The secondary CPU handles a priority on access to the SSD. When read requests are made through the File Archive API, all other read and write requests can be prohibited to maximise read throughput.
When a read request is made by the main CPU, it sends it to the secondary CPU, which splits the request into a larger number of small data accesses. It does this for two reasons - to maximise parallel use of the NAND devices and channels (the 'expanded read unit'), and to make blocks small enough to be buffered and checked inside the SSD SRAM. The metadata the secondary CPU needs to traverse is much simpler (and thus faster to process) than under a typical virtual file system.
The NAND memory controller can be flexible about what granularity of data it uses - for data requests send through the File Archive API, it uses granularities that allow the address lookup table to be stored entirely in SRAM for minimal bottlenecking. Other granularities can be used for data that needs to be rewritten more often - user save data for example. In these cases, the SRAM partially caches the lookup tables.

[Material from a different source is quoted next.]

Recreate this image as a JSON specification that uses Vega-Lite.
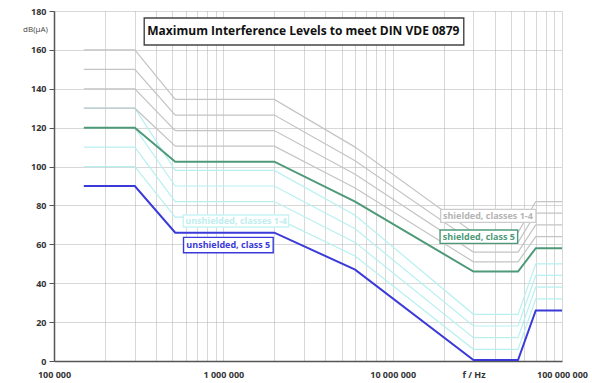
{
  "$schema": "https://vega.github.io/schema/vega-lite/v6.json",
  "width": 508,
  "height": 350,
  "autosize": {"type": "none"},
  "padding": {"left": 54, "top": 11, "right": 30, "bottom": 22},
  "background": "white",
  "config": {
    "view": {"stroke": null},
    "font": "Open Sans"
  },
  "datasets": {
    "lines": [
      {"series": "sh1", "group": "sh14", "f": 150000, "db": 160}, {"series": "sh1", "group": "sh14", "f": 300000, "db": 160}, {"series": "sh1", "group": "sh14", "f": 520000, "db": 134.5}, {"series": "sh1", "group": "sh14", "f": 2000000, "db": 134.5}, {"series": "sh1", "group": "sh14", "f": 6000000, "db": 110}, {"series": "sh1", "group": "sh14", "f": 30000000, "db": 66}, {"series": "sh1", "group": "sh14", "f": 55000000, "db": 66}, {"series": "sh1", "group": "sh14", "f": 70000000, "db": 82}, {"series": "sh1", "group": "sh14", "f": 100000000, "db": 82},
      {"series": "sh2", "group": "sh14", "f": 150000, "db": 150}, {"series": "sh2", "group": "sh14", "f": 300000, "db": 150}, {"series": "sh2", "group": "sh14", "f": 520000, "db": 126.5}, {"series": "sh2", "group": "sh14", "f": 2000000, "db": 126.5}, {"series": "sh2", "group": "sh14", "f": 6000000, "db": 103}, {"series": "sh2", "group": "sh14", "f": 30000000, "db": 61}, {"series": "sh2", "group": "sh14", "f": 55000000, "db": 61}, {"series": "sh2", "group": "sh14", "f": 70000000, "db": 76}, {"series": "sh2", "group": "sh14", "f": 100000000, "db": 76},
      {"series": "sh3", "group": "sh14", "f": 150000, "db": 140}, {"series": "sh3", "group": "sh14", "f": 300000, "db": 140}, {"series": "sh3", "group": "sh14", "f": 520000, "db": 118.5}, {"series": "sh3", "group": "sh14", "f": 2000000, "db": 118.5}, {"series": "sh3", "group": "sh14", "f": 6000000, "db": 96}, {"series": "sh3", "group": "sh14", "f": 30000000, "db": 56}, {"series": "sh3", "group": "sh14", "f": 55000000, "db": 56}, {"series": "sh3", "group": "sh14", "f": 70000000, "db": 70}, {"series": "sh3", "group": "sh14", "f": 100000000, "db": 70},
      {"series": "sh4", "group": "sh14", "f": 150000, "db": 130}, {"series": "sh4", "group": "sh14", "f": 300000, "db": 130}, {"series": "sh4", "group": "sh14", "f": 520000, "db": 110.5}, {"series": "sh4", "group": "sh14", "f": 2000000, "db": 110.5}, {"series": "sh4", "group": "sh14", "f": 6000000, "db": 89}, {"series": "sh4", "group": "sh14", "f": 30000000, "db": 51}, {"series": "sh4", "group": "sh14", "f": 55000000, "db": 51}, {"series": "sh4", "group": "sh14", "f": 70000000, "db": 64}, {"series": "sh4", "group": "sh14", "f": 100000000, "db": 64},
      {"series": "un1", "group": "un14", "f": 150000, "db": 130}, {"series": "un1", "group": "un14", "f": 300000, "db": 130}, {"series": "un1", "group": "un14", "f": 520000, "db": 98}, {"series": "un1", "group": "un14", "f": 2000000, "db": 98}, {"series": "un1", "group": "un14", "f": 6000000, "db": 75}, {"series": "un1", "group": "un14", "f": 30000000, "db": 24}, {"series": "un1", "group": "un14", "f": 55000000, "db": 24}, {"series": "un1", "group": "un14", "f": 70000000, "db": 50}, {"series": "un1", "group": "un14", "f": 100000000, "db": 50},
      {"series": "un2", "group": "un14", "f": 150000, "db": 120}, {"series": "un2", "group": "un14", "f": 300000, "db": 120}, {"series": "un2", "group": "un14", "f": 520000, "db": 90}, {"series": "un2", "group": "un14", "f": 2000000, "db": 90}, {"series": "un2", "group": "un14", "f": 6000000, "db": 68}, {"series": "un2", "group": "un14", "f": 30000000, "db": 18}, {"series": "un2", "group": "un14", "f": 55000000, "db": 18}, {"series": "un2", "group": "un14", "f": 70000000, "db": 44}, {"series": "un2", "group": "un14", "f": 100000000, "db": 44},
      {"series": "un3", "group": "un14", "f": 150000, "db": 110}, {"series": "un3", "group": "un14", "f": 300000, "db": 110}, {"series": "un3", "group": "un14", "f": 520000, "db": 82}, {"series": "un3", "group": "un14", "f": 2000000, "db": 82}, {"series": "un3", "group": "un14", "f": 6000000, "db": 61}, {"series": "un3", "group": "un14", "f": 30000000, "db": 12}, {"series": "un3", "group": "un14", "f": 55000000, "db": 12}, {"series": "un3", "group": "un14", "f": 70000000, "db": 38}, {"series": "un3", "group": "un14", "f": 100000000, "db": 38},
      {"series": "un4", "group": "un14", "f": 150000, "db": 100}, {"series": "un4", "group": "un14", "f": 300000, "db": 100}, {"series": "un4", "group": "un14", "f": 520000, "db": 74}, {"series": "un4", "group": "un14", "f": 2000000, "db": 74}, {"series": "un4", "group": "un14", "f": 6000000, "db": 54}, {"series": "un4", "group": "un14", "f": 30000000, "db": 6}, {"series": "un4", "group": "un14", "f": 55000000, "db": 6}, {"series": "un4", "group": "un14", "f": 70000000, "db": 32}, {"series": "un4", "group": "un14", "f": 100000000, "db": 32},
      {"series": "sh5", "group": "sh5", "f": 150000, "db": 120}, {"series": "sh5", "group": "sh5", "f": 300000, "db": 120}, {"series": "sh5", "group": "sh5", "f": 520000, "db": 102.5}, {"series": "sh5", "group": "sh5", "f": 2000000, "db": 102.5}, {"series": "sh5", "group": "sh5", "f": 6000000, "db": 82}, {"series": "sh5", "group": "sh5", "f": 30000000, "db": 46}, {"series": "sh5", "group": "sh5", "f": 55000000, "db": 46}, {"series": "sh5", "group": "sh5", "f": 70000000, "db": 58}, {"series": "sh5", "group": "sh5", "f": 100000000, "db": 58},
      {"series": "un5", "group": "un5", "f": 150000, "db": 90}, {"series": "un5", "group": "un5", "f": 300000, "db": 90}, {"series": "un5", "group": "un5", "f": 520000, "db": 66}, {"series": "un5", "group": "un5", "f": 2000000, "db": 66}, {"series": "un5", "group": "un5", "f": 6000000, "db": 47}, {"series": "un5", "group": "un5", "f": 30000000, "db": 0.5}, {"series": "un5", "group": "un5", "f": 55000000, "db": 0.5}, {"series": "un5", "group": "un5", "f": 70000000, "db": 26}, {"series": "un5", "group": "un5", "f": 100000000, "db": 26}
    ],
    "notes": [
      {"kind": "title", "text": "Maximum Interference Levels to meet DIN VDE 0879", "f1": 341000, "f2": 26300000, "d1": 176.4, "d2": 162.5, "fx": 2970000, "dy": 169.5},
      {"kind": "sh14", "text": "shielded, classes 1-4", "f1": 19200000, "f2": 70200000, "d1": 78.0, "d2": 71.3, "fx": 36500000, "dy": 74.6},
      {"kind": "sh5", "text": "shielded, class 5", "f1": 19050000, "f2": 54700000, "d1": 67.4, "d2": 60.5, "fx": 32300000, "dy": 63.9},
      {"kind": "un5", "text": "unshielded, class 5", "f1": 582000, "f2": 1970000, "d1": 63.6, "d2": 55.7, "fx": 1070000, "dy": 59.7},
      {"kind": "un14", "text": "unshielded, classes 1-4", "f1": 580000, "f2": 2430000, "d1": 75.1, "d2": 68.9, "fx": 1190000, "dy": 72.0}
    ]
  },
  "encoding": {
    "x": {
      "field": "f", "type": "quantitative",
      "scale": {"type": "log", "domain": [100000, 100000000], "nice": false},
      "axis": {
        "title": null,
        "values": [100000, 200000, 300000, 400000, 500000, 600000, 700000, 800000, 900000, 1000000, 2000000, 3000000, 4000000, 5000000, 6000000, 7000000, 8000000, 9000000, 10000000, 20000000, 30000000, 40000000, 50000000, 60000000, 70000000, 80000000, 90000000, 100000000],
        "labelExpr": "datum.value == 30000000 ? 'f / Hz' : (indexof([100000, 1000000, 10000000, 100000000], datum.value) >= 0 ? replace(format(datum.value, ','), regexp(',', 'g'), ' ') : '')",
        "labelFont": "Open Sans", "labelFontSize": 9, "labelFontWeight": "bold", "labelColor": "#333333",
        "labelPadding": 9, "labelFlush": false, "labelOverlap": false,
        "ticks": false,
        "grid": true, "gridColor": "#b0b0b0", "gridDash": [1, 1], "gridWidth": 1,
        "domainColor": "#555555", "domainWidth": 1.5
      }
    },
    "y": {
      "field": "db", "type": "quantitative",
      "scale": {"domain": [0, 180], "nice": false},
      "axis": {
        "title": "dB(µA)", "titleAngle": 0, "titleX": -19, "titleY": 18, "titleAlign": "center", "titleBaseline": "middle",
        "titleFont": "Open Sans", "titleFontSize": 8, "titleFontWeight": "normal", "titleColor": "#444444",
        "values": [0, 20, 40, 60, 80, 100, 120, 140, 160, 180],
        "labelFont": "Open Sans", "labelFontSize": 9, "labelFontWeight": "bold", "labelColor": "#333333",
        "labelPadding": 3,
        "tickColor": "#555555", "tickSize": 5,
        "grid": true, "gridColor": "#b0b0b0", "gridDash": [1, 1], "gridWidth": 1,
        "domainColor": "#555555", "domainWidth": 1.5
      }
    }
  },
  "layer": [
    {"data": {"name": "lines"}, "transform": [{"filter": "datum.group == 'un14'"}], "mark": {"type": "line", "color": "#b8f0f0", "strokeWidth": 1.2}, "encoding": {"detail": {"field": "series"}}},
    {"data": {"name": "lines"}, "transform": [{"filter": "datum.group == 'sh14'"}], "mark": {"type": "line", "color": "#c4c4c4", "strokeWidth": 1.2}, "encoding": {"detail": {"field": "series"}}},
    {"data": {"name": "lines"}, "transform": [{"filter": "datum.group == 'sh5'"}], "mark": {"type": "line", "color": "#4e9a78", "strokeWidth": 2}, "encoding": {}},
    {"data": {"name": "lines"}, "transform": [{"filter": "datum.group == 'un5'"}], "mark": {"type": "line", "color": "#3a3ad8", "strokeWidth": 2}, "encoding": {}},
    {
      "data": {"name": "notes"},
      "mark": {"type": "rect", "fill": "white", "strokeWidth": 1.4},
      "encoding": {
        "x": {"field": "f1", "type": "quantitative"},
        "x2": {"field": "f2"},
        "y": {"field": "d1", "type": "quantitative"},
        "y2": {"field": "d2"},
        "stroke": {"field": "kind", "type": "nominal", "legend": null, "scale": {"domain": ["title", "sh14", "sh5", "un5", "un14"], "range": ["#444444", "#cccccc", "#4e9a78", "#3a3ad8", "#c8f4f4"]}}
      }
    },
    {
      "data": {"name": "notes"},
      "transform": [{"filter": "datum.kind == 'title'"}],
      "mark": {"type": "text", "font": "Open Sans", "fontWeight": "bold", "fontSize": 12, "color": "#111111", "align": "center", "baseline": "middle"},
      "encoding": {
        "x": {"field": "fx", "type": "quantitative"},
        "y": {"field": "dy", "type": "quantitative"},
        "text": {"field": "text"}
      }
    },
    {
      "data": {"name": "notes"},
      "transform": [{"filter": "datum.kind != 'title'"}],
      "mark": {"type": "text", "font": "Open Sans", "fontWeight": "bold", "fontSize": 9, "align": "center", "baseline": "middle"},
      "encoding": {
        "x": {"field": "fx", "type": "quantitative"},
        "y": {"field": "dy", "type": "quantitative"},
        "text": {"field": "text"},
        "fill": {"field": "kind", "type": "nominal", "legend": null, "scale": {"domain": ["sh14", "sh5", "un5", "un14"], "range": ["#b4b4b4", "#4e9a78", "#3a3ad8", "#c0eeee"]}}
      }
    }
  ]
}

When the SSD has checked its retrieved data, it's sent from SSD SRAM to kernel memory in the system RAM. The hardware accelerator then uses a DMAC to read that data, do its processing, and then write it back to user memory in system RAM. The coordination of this happens with signals between the components, and not involving the main CPU. The main CPU is then finally signalled when data is ready, but is uninvolved until that point.
A diagram illustrating data flow:
Interestingly, for a patent, it describes in some detail the processing targets required of these various components in order to meet certain data transfer rates - what you would need in terms of timings from each of the secondary CPU, the memory controller and the hardware accelerator in order for them not to be a bottleneck on the NAND data speeds:
Though I wouldn't read too much into this, in most examples it talks about what you would need to support a end-to-end transfer rate of 10GB/s.
The patent is also silent on what exactly the IO bus would be - that obviously be a key bottleneck itself on transfer rates out of the NAND devices. Until we know what that is, it's hard to know what the upper end on the transfer rates could be, but it seems a host of customisations are possible to try to maximise whatever that bus will support.
Once again, this is one described embodiment. Not necessarily what the PS5 solution will look exactly like. But it is an idea of what Sony's been researching in how to customise a SSD and software stack for faster read throughput for installed game data.